心の中でつっかえる音がする。「出身どこ?」の話題が苦手だった
「出身どこ?」
大学生の時、この何気ない質問に少し困っていた。
多くの人はこの質問にすっと答える。
でも、私は一瞬心の中で何かがつっかえるような音を聞いてから、答えていた。
「〇〇って言葉は方言でなんていう?」
「えーなにそれ!」
「じゃぁ、あのコンビニはなんて略して呼ぶ?」
そう、そうなのだ。
大体、この後の話は、方言や食の違い、地方による性格の傾向の話などになり、その場にいる人が出身地別に分けられる。
みんながその都道府県の代表かのように熱を持って語り、まるで全国大会のような雰囲気になる。
その当時の私は、その場に堂々とした気持ちでいられなかった。
そして、こういった話も苦手だった。
「地元に帰りたいな」
「やっぱり地元が一番だ」
そうとも思わなかったので、相槌とも言えないよくわからない返しをしていたと思う。
私は、みんなほど熱量を持って、その場にいられない居心地の悪さというか、疎外感と違和感のようなものを感じていた。
愛を持って地元の良さを熱く語る人を見ると、まるで自分が冷たい人かのように思えてなんだか嫌だった。
感じる違和感の正体。

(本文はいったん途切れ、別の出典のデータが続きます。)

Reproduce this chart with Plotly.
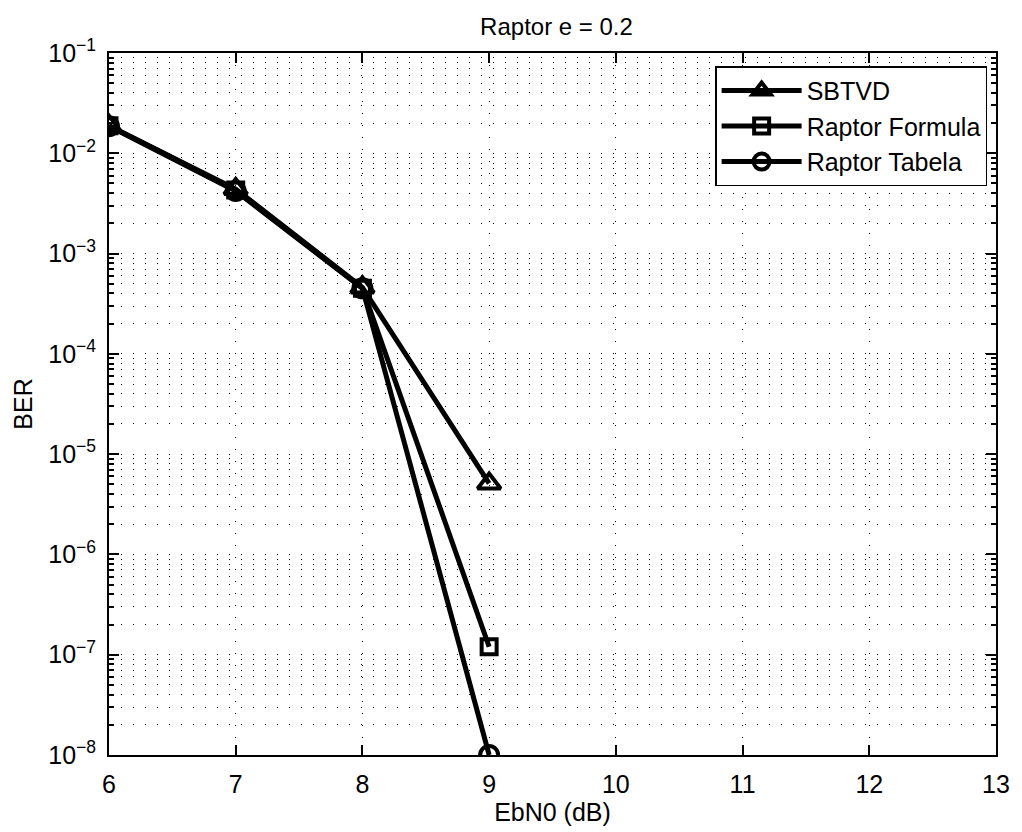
import plotly.graph_objects as go

ebn0 = [6, 7, 8, 9]
ber_sbtvd = [0.0188, 0.0044, 0.00046, 5.1e-6]
ber_formula = [0.0188, 0.0043, 0.00045, 1.2e-7]
ber_tabela = [0.0186, 0.0042, 0.00045, 1.0e-8]
series_names = ["SBTVD", "Raptor Formula", "Raptor Tabela"]
symbols = ["triangle-up-open", "square-open", "circle-open"]
sizes = [20, 15, 18]

y_exponents = list(range(-8, 0))
y_tickvals = [10.0 ** e for e in y_exponents]
y_ticktext = ["10<sup>\u2212%d</sup>" % (-e) for e in y_exponents]
y_minor = [m * 10.0 ** e for e in range(-8, -1) for m in range(2, 10)]

FONT = "Liberation Sans, Arial, Helvetica, sans-serif"

fig = go.Figure()
for name, ys, sym, sz in zip(series_names, [ber_sbtvd, ber_formula, ber_tabela], symbols, sizes):
    fig.add_trace(go.Scatter(
        x=ebn0, y=ys, name=name, mode="lines+markers",
        line=dict(color="black", width=5),
        marker=dict(symbol=sym, size=sz, color="black", line=dict(color="black", width=4)),
    ))

dotgrid = "1px,11px"
fig.update_layout(
    width=1022, height=832,
    margin=dict(l=109, r=18, t=53, b=73),
    paper_bgcolor="white", plot_bgcolor="white",
    font=dict(family=FONT, size=24, color="black"),
    title=dict(text="Raptor e = 0.2", x=(109 + 1004) / 2 / 1022, xanchor="center",
               y=1 - 27 / 832, yanchor="middle", font=dict(size=24)),
    showlegend=True,
    legend=dict(x=0.99, y=0.981, xanchor="right", yanchor="top",
                bgcolor="white", bordercolor="black", borderwidth=1.5,
                font=dict(size=25), itemwidth=80, tracegroupgap=0),
)
fig.update_xaxes(
    range=[6, 13], dtick=1, tick0=6,
    showline=True, linecolor="black", linewidth=2, mirror="allticks",
    ticks="inside", ticklen=10, tickwidth=1.5, tickcolor="black",
    showgrid=True, gridcolor="black", gridwidth=1, griddash=dotgrid,
    zeroline=False, ticklabelstandoff=6,
    title=dict(text="EbN0 (dB)", standoff=4, font=dict(size=25)),
    tickfont=dict(size=25),
)
fig.update_yaxes(
    type="log", range=[-8, -1],
    tickmode="array", tickvals=y_tickvals, ticktext=y_ticktext,
    showline=True, linecolor="black", linewidth=2, mirror="allticks",
    ticks="inside", ticklen=10, tickwidth=1.5, tickcolor="black",
    showgrid=True, gridcolor="black", gridwidth=1, griddash=dotgrid,
    minor=dict(tickmode="array", tickvals=y_minor, ticks="inside", ticklen=5,
               tickcolor="black", tickwidth=1.5, showgrid=True,
               gridcolor="black", gridwidth=1, griddash=dotgrid),
    zeroline=False, ticklabelstandoff=6,
    title=dict(text="BER", standoff=8, font=dict(size=25)),
    tickfont=dict(size=25),
)

fig.write_html("out.html")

なぜ人は生まれ育った場所にこだわるのか
疎外感の正体は、きっと私がこんな育ちだからだ。
私の両親の出身地はそれぞれ異なるが、我が家の言葉は関西弁、食事は関西風の味付けであった。
そして、転勤族であったため、私が幼少期から思春期を過ごした場所は、家族の誰も縁もゆかりもない場所だった。
小さい時の私の適応力はすごいもので、一瞬にしてこの地では、家族と普段喋っている話し方では変だと言われることに気がつき、その地の方言を使いこなして話すようになった。
周囲に染まっていき、変な目で見られない安心感を得た。
すぐに得られた安心感ではあったが、みんなが堂々と言う出身地や地元とは何かが違う気がした。
みんなが言うそれには、無防備な状態でも温かく包み混まれるような、そんなもののように思えた。
そして、違和感の正体は、なぜ人は自分が生まれ育った場所にそんなにこだわるのかという疑問からだと思う。
社会人になると、自分を表す一番のタグはどんな業界で働いているかや職種になる。
でも、学生の時に共通して話すことができる一番わかりやすいタグは出身地だったのだろう。そのため、学生のときはそのトピックがよく話題として出ていたのかなと推察する。
当時の一番のタグに対して、どのタグもしっくりこない自分はなんだか、除け者にされた気がしてすごく嫌だったのかもしれない。自分は何者でもないと言われているようで。
そういった意味でも疎外感を感じていたのかもしれない。
ここまでいろいろと書いたが、自分が育ってきた場所が好きではないというと、そういったことでもない。
私が育った場所には、緑や海があり人も言葉もとても大好きだ。大切な思い出もたくさんある。
よくばりな私は、帰りたいと思える場所を一つに選ぶことはできない
まだ四半世紀ほどしか生きていない私の人生を振り返ると、進学や就職など、何か環境を変える機会がある時には、思い切って変えていた。
海外へ行くときは、観光という目的だけではなく、ボランティアや留学、インターンなど何かその地に深く関われることや貢献できることも踏まえるようにしている。
滞在する日数は、可能な範囲で長くして、その地に「いつもの場所」や「日常の一部」と感じられる場所を見つけようとする。
ここまで書いてわかったこと。それは、私は、育ちや幼少期の経験云々ではなく、安心感を感じる大切な場所をたくさん作りたいと、心の底から願ってやまない人種なのだということ。
よくばりな私は、愛してやまない、そして帰りたいと思える場所を一つに選ぶことはできない。
私が育った場所も、大学へ通った場所も、働いていた場所も、留学のために訪れた場所も、出会った人や言葉、文化、そこで得られた経験全てがかけがえのないもので、全てが愛おしいのだ。
そしてこれからも、私はこういった気持ちでたくさんのところを訪れたいと思う。
あの時の疎外感や違和感をちゃんと自分の中で咀嚼できるようになったこれからは、「出身は?」という質問には堂々と答え、「でもね、あの場所もこの場所も素敵なんだ!」と私の大好きな場所の話を熱く語りたいと思う。